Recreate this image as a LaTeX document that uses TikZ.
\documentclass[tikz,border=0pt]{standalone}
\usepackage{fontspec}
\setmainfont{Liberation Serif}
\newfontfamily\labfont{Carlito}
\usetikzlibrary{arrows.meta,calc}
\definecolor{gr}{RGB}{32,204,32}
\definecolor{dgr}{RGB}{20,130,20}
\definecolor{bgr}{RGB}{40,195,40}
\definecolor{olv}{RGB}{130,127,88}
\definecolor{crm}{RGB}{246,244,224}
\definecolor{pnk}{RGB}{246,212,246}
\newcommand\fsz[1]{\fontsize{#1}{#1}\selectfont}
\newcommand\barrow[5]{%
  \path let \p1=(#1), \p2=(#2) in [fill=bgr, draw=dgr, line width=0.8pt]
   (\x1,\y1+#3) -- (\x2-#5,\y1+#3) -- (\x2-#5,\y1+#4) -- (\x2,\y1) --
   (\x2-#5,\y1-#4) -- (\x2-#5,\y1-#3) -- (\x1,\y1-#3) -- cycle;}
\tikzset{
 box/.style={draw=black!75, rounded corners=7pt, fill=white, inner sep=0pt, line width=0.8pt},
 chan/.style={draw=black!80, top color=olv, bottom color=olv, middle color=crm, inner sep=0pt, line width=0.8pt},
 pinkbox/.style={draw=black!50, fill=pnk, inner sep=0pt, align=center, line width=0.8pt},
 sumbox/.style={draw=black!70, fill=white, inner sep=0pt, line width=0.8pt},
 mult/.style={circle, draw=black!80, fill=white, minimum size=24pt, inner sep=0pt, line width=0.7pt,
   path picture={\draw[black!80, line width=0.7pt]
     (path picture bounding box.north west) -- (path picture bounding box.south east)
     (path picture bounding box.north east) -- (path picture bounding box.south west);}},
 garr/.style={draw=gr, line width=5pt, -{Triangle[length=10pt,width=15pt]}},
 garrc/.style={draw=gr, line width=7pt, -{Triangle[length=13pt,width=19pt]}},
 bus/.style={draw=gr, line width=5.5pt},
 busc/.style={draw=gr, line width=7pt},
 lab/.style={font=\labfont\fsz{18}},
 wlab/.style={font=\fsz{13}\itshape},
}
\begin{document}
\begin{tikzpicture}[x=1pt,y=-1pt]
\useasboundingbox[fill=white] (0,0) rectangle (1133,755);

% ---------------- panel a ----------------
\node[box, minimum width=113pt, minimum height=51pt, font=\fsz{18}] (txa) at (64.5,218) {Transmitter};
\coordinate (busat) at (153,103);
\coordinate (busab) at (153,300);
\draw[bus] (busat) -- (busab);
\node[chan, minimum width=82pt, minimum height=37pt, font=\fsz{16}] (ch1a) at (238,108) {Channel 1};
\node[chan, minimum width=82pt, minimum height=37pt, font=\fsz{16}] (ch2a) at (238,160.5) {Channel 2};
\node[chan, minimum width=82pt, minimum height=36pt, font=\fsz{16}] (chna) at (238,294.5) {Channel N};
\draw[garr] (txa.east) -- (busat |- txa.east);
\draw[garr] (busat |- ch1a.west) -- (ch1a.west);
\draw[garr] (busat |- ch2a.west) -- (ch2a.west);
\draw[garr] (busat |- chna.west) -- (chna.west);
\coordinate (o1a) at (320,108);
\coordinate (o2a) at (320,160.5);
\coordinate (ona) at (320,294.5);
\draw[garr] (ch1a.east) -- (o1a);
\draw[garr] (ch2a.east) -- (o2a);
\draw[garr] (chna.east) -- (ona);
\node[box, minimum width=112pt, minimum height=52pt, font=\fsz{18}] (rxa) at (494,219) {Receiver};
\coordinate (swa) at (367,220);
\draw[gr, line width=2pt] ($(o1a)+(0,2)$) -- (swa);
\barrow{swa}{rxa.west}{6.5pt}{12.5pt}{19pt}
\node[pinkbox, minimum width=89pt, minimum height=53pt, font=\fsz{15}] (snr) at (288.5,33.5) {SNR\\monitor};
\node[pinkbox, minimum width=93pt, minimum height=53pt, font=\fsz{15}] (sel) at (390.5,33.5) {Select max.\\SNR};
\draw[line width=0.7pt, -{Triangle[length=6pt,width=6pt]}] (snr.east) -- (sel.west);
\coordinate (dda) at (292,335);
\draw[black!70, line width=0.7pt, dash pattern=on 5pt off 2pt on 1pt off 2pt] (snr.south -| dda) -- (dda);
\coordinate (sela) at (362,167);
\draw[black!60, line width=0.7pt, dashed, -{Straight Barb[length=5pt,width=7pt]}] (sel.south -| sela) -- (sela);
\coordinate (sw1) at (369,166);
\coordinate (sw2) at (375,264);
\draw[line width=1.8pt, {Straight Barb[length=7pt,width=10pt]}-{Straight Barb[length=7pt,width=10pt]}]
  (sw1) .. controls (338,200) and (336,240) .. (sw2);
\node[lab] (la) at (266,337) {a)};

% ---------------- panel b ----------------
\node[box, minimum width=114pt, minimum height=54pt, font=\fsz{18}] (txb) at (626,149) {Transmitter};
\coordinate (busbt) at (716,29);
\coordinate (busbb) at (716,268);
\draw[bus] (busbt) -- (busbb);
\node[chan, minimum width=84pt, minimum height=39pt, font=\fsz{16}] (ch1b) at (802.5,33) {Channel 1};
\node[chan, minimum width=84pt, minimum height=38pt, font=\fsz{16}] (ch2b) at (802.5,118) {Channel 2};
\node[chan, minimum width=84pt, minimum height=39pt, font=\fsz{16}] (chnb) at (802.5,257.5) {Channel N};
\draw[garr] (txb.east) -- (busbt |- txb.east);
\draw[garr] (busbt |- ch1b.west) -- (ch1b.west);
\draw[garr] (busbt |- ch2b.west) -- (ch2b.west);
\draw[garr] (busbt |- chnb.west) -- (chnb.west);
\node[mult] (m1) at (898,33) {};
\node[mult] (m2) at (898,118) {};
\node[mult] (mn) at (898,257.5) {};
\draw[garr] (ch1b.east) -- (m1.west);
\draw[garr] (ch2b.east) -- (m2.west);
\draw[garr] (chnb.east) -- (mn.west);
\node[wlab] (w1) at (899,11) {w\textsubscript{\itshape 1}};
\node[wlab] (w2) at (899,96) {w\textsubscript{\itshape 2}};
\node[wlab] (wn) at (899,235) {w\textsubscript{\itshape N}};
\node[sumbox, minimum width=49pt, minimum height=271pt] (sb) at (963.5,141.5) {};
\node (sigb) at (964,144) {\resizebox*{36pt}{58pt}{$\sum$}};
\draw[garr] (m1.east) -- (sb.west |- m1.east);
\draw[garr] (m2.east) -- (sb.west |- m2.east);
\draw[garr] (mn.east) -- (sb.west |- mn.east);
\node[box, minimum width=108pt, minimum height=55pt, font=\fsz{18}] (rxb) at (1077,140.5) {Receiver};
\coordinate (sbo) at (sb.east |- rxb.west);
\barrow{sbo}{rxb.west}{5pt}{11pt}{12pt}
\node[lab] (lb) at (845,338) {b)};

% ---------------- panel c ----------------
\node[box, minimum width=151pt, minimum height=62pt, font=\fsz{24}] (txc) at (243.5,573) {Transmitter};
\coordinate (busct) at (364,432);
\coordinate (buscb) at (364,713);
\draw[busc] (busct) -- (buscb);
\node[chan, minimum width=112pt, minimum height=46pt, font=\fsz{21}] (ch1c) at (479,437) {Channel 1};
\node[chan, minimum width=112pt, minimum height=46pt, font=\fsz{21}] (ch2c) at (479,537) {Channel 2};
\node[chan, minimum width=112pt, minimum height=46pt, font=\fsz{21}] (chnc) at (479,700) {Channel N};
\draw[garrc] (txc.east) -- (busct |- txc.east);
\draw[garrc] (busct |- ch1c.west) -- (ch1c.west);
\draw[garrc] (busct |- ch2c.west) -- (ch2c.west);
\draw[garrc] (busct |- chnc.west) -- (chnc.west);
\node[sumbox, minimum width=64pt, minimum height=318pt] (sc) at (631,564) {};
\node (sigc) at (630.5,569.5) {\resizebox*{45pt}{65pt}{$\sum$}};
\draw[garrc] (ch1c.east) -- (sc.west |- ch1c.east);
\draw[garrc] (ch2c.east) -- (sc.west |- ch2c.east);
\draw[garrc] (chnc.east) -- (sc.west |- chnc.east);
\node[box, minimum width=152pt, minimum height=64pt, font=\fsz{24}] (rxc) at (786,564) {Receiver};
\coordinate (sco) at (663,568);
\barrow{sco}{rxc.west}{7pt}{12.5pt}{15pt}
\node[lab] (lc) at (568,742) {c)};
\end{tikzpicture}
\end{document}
++++++++
(SET TASK): Quote exactly the lines running from the start of the listing above through the line where "(0,0) rectangle (1133,755);" is found, and output no other lines.

(RESULT OF THIS TASK):
Recreate this image as a LaTeX document that uses TikZ.
\documentclass[tikz,border=0pt]{standalone}
\usepackage{fontspec}
\setmainfont{Liberation Serif}
\newfontfamily\labfont{Carlito}
\usetikzlibrary{arrows.meta,calc}
\definecolor{gr}{RGB}{32,204,32}
\definecolor{dgr}{RGB}{20,130,20}
\definecolor{bgr}{RGB}{40,195,40}
\definecolor{olv}{RGB}{130,127,88}
\definecolor{crm}{RGB}{246,244,224}
\definecolor{pnk}{RGB}{246,212,246}
\newcommand\fsz[1]{\fontsize{#1}{#1}\selectfont}
\newcommand\barrow[5]{%
  \path let \p1=(#1), \p2=(#2) in [fill=bgr, draw=dgr, line width=0.8pt]
   (\x1,\y1+#3) -- (\x2-#5,\y1+#3) -- (\x2-#5,\y1+#4) -- (\x2,\y1) --
   (\x2-#5,\y1-#4) -- (\x2-#5,\y1-#3) -- (\x1,\y1-#3) -- cycle;}
\tikzset{
 box/.style={draw=black!75, rounded corners=7pt, fill=white, inner sep=0pt, line width=0.8pt},
 chan/.style={draw=black!80, top color=olv, bottom color=olv, middle color=crm, inner sep=0pt, line width=0.8pt},
 pinkbox/.style={draw=black!50, fill=pnk, inner sep=0pt, align=center, line width=0.8pt},
 sumbox/.style={draw=black!70, fill=white, inner sep=0pt, line width=0.8pt},
 mult/.style={circle, draw=black!80, fill=white, minimum size=24pt, inner sep=0pt, line width=0.7pt,
   path picture={\draw[black!80, line width=0.7pt]
     (path picture bounding box.north west) -- (path picture bounding box.south east)
     (path picture bounding box.north east) -- (path picture bounding box.south west);}},
 garr/.style={draw=gr, line width=5pt, -{Triangle[length=10pt,width=15pt]}},
 garrc/.style={draw=gr, line width=7pt, -{Triangle[length=13pt,width=19pt]}},
 bus/.style={draw=gr, line width=5.5pt},
 busc/.style={draw=gr, line width=7pt},
 lab/.style={font=\labfont\fsz{18}},
 wlab/.style={font=\fsz{13}\itshape},
}
\begin{document}
\begin{tikzpicture}[x=1pt,y=-1pt]
\useasboundingbox[fill=white] (0,0) rectangle (1133,755);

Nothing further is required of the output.